Bring ’em on, says Lauritzen, the former Kerman, Hoover and Pacific star who is 284-146 in 15 years at Sierra — and with declining enrollment for years.
Regardless of how the 24-3 and second-seeded Chieftains fare against No. 1 and 25-2 Independence at Selland in the D-II championship at 6 p.m. Friday, Laurtizen — also the school’s athletic director — has grounds to petition for a return to D-III because of plunging enrollment and what will be the loss of an outstanding senior class.
But after winning titles in D-IV in 2011 and D-III last year, she won’t fight the section’s controversial system, which shapes divisions by recent performance as opposed to attendance.
“What these girls accomplished here tonight, why would you take that away from them?” she says. “It’s something they’ll remember forever. We’re putting Sierra on the map. People are going to say, ‘Hey, what’s going on up there?’ And, as an AD, also, that’s something you want to throw out there. It’s who we are: We’re blue-collar and we’re a great school.”
Bakersfield. Redwood. Independence (1,953).
And Whitney Naylor, Sierra’s four-year point guard, could give a darn.
She is 5-foot-3, fearless and undeniably tough — common attributes up the mountain here, where the district recreation basketball league is co-ed through eighth grade.
Play against the boys.
Play against schools four to six times larger.
And so what?
“It gives us more of a challenge,” she says. “We look forward to this. If you keep working for it, if you earn it, you keep going.”

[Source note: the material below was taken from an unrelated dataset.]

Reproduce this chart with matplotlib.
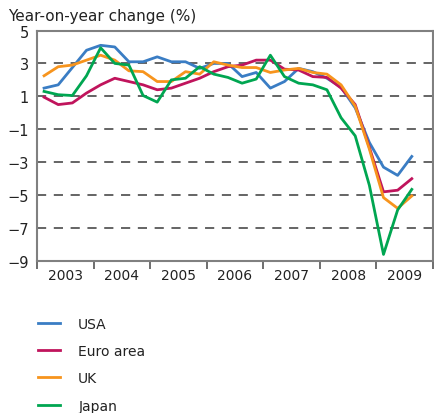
import matplotlib
matplotlib.use("Agg")
import matplotlib.pyplot as plt
import numpy as np

# квартальные данные, 2003 Q1 - 2009 Q3
years = [2003, 2004, 2005, 2006, 2007, 2008, 2009]
usa = [1.5, 1.7, 2.75, 3.8, 4.1, 4.0, 3.1, 3.1, 3.4, 3.1, 3.1, 2.7, 3.0, 3.0,
       2.2, 2.45, 1.5, 1.9, 2.7, 2.5, 2.1, 1.55, 0.3, -1.8, -3.3, -3.8, -2.65]
euro = [0.95, 0.5, 0.6, 1.2, 1.7, 2.1, 1.9, 1.7, 1.4, 1.5, 1.8, 2.1, 2.5, 2.8,
        2.9, 3.2, 3.2, 2.65, 2.6, 2.2, 2.15, 1.5, 0.5, -2.1, -4.8, -4.7, -4.0]
uk = [2.25, 2.8, 2.9, 3.2, 3.5, 3.2, 2.55, 2.5, 1.9, 1.9, 2.5, 2.35, 3.1, 2.9,
      2.75, 2.75, 2.45, 2.6, 2.7, 2.45, 2.35, 1.7, 0.4, -2.2, -5.15, -5.8, -5.05]
japan = [1.3, 1.1, 1.05, 2.25, 3.95, 3.0, 2.9, 1.05, 0.65, 2.0, 2.1, 2.8, 2.35, 2.15,
         1.8, 2.05, 3.5, 2.2, 1.8, 1.7, 1.4, -0.3, -1.4, -4.4, -8.6, -5.9, -4.65]

series = [("USA", usa, "#3a7dc4"), ("Euro area", euro, "#c0145c"),
          ("UK", uk, "#f7941d"), ("Japan", japan, "#00a651")]

# позиции кварталов (середина квартала)
x = years[0] + (np.arange(len(usa)) + 0.5) / 4

fig = plt.figure(figsize=(4.34, 4.14), dpi=100)
ax = fig.add_axes([37 / 434, 1 - 262 / 414, 396 / 434, 230.5 / 414])

for gy in [3, 1, -1, -3, -5, -7]:
    ax.axhline(gy, color="#3a3a3a", lw=1.1, dashes=(6, 5), zorder=1)

for name, vals, col in series:
    ax.plot(x, vals, color=col, lw=2.0, label=name, zorder=3)

ax.set_xlim(2003, 2010)
ax.set_ylim(-9, 5)
ax.set_yticks([5, 3, 1, -1, -3, -5, -7, -9])
ax.tick_params(axis="y", length=0, pad=6, labelsize=10.5, labelcolor="#222222")

ax.set_xticks(range(2003, 2011))
ax.set_xticklabels([])
ax.set_xticks([y + 0.5 for y in years], minor=True)
ax.set_xticklabels([str(y) for y in years], minor=True)
ax.tick_params(axis="x", which="major", direction="out", length=6, width=1.2, color="#555555")
ax.tick_params(axis="x", which="minor", length=0, pad=5, labelsize=10, labelcolor="#222222")

for s in ax.spines.values():
    s.set_color("#808080")
    s.set_linewidth(1.5)

fig.text(8 / 434, 1 - 17 / 414, "Year-on-year change (%)", fontsize=11,
         color="#222222", va="center", ha="left")

fig.legend(loc="upper left", bbox_to_anchor=(31 / 434, 1 - 311 / 414), frameon=False,
           fontsize=10, handlelength=1.6, handletextpad=1.3, labelspacing=0.95,
           borderpad=0, labelcolor="#222222")

fig.savefig("out.png", dpi=100)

Naylor delivered seven points and 10 assists against third-seeded and West Yosemite League co-champion Redwood (20-6).
Fellow seniors Grace Wilson (15 points, eight rebounds), Megan Stark (11 points) and Kendall Cardoza (eight points) showed their experience when the Rangers pressed the issue. Junior Claira Witham came off the bench with determined defense.
“They got loose balls. They got second chances. They attacked the offensive boards harder than any team we’ve played this year,” Redwood coach Jason Black said. “There wasn’t one kid on Sierra who didn’t play well. We tip our hats and move on.”
And then yet another aggressive force made her presence felt. Freshman Maesyn Rix (12 points, seven rebounds) dominated in the fourth quarter, pleasing the still imposing presence of father Zack Rix, Fresno State’s former four-year standout nose guard.
His daughter was just brought up from a junior varsity team that went 23-1 with nine freshmen.
Sierra doesn’t have a freshmen team. Not enough students, not with continued attrition for many reasons — notably the draw of fairly new schools Minarets, Clovis North and Liberty-Madera Ranchos, the scars of the recession and, not to be ignored, a new generation.
Largely gone are the days when you attended Sierra because mom and dad did.
But you might now to play girls basketball.
Hey, look at what’s happening up here.